Datone Jones and Charles Tapper are likely candidates to replace Gregory if needed, and will be challenging Ealy as well. Sadly, we are left to wonder what might have been if Terrell McClain had not spurned the Cowboys. The team may still be on the market for a FA to bolster the DT group. But look for the DL to be another spot for some hard-fought battles to earn a roster spot. The good news is that this may be the deepest group of talent we have seen for the rushmen in a while.
And if the team needs another spot on offense (say, if Gathers comes on much stronger than I predict), this is where they would likely look to carve it out by only carrying nine DL.
Leighton Vander Esch
The starting trio of Lee at WILL, LVE at MIKE, and Smith at SAM looks already locked in. The backups are all liable to face challenges. Justin March-Lilliard is not going down without a fight, and a dark horse to watch is UDFA Kyle Quiero, who has been moved to LB from DB. The deciding factor for the camp battles is likely to be special teams value.
Defensive backs (9)
The quartet of second-year DBs plus the move of Jones back to CB makes this a strong group, with Heath (who seems to have a knack for being in the right place at the right time) and Frazier also good players, despite some critics. White is being highly touted to break through after a year on the PS. Brown’s experience will probably keep him on the roster, and Robinson has already caught some attention in rookie minicamp. One player you can’t count out is Jameill Showers, who the team seems to really like.

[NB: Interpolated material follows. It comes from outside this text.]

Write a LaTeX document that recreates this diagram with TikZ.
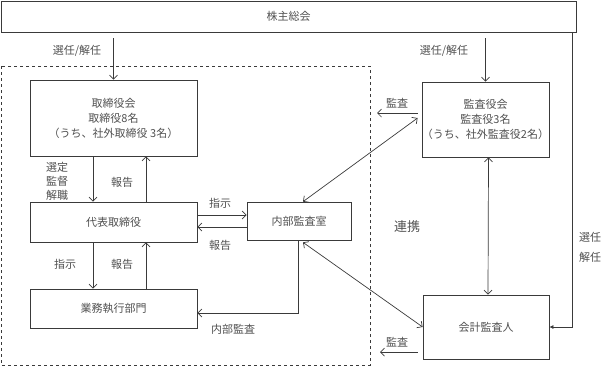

This could be another place the team takes a spot to up the offensive side of things.
Total defense: 25
There is my projection. It is still early, but the entire roster looks to have good depth. Arguably, it is the best we have seen in a long time. The battles for the last spot or even two in most groups will be fascinating to watch. And that “i” word can always change things.
One of the hardest things to try and factor in is the changes to the coaching staff and the expected shifts in philosophy on both sides of the line. This is all based on my interpretation of what those will mean, and I will not be surprised at all if I miss, especially on the way the numbers break out by position.
But that is the fun this time of year. Take you shots at this lineup, compare it to some of the others out there, and try you own hand. Then count the days until camp starts and we see how it all plays out.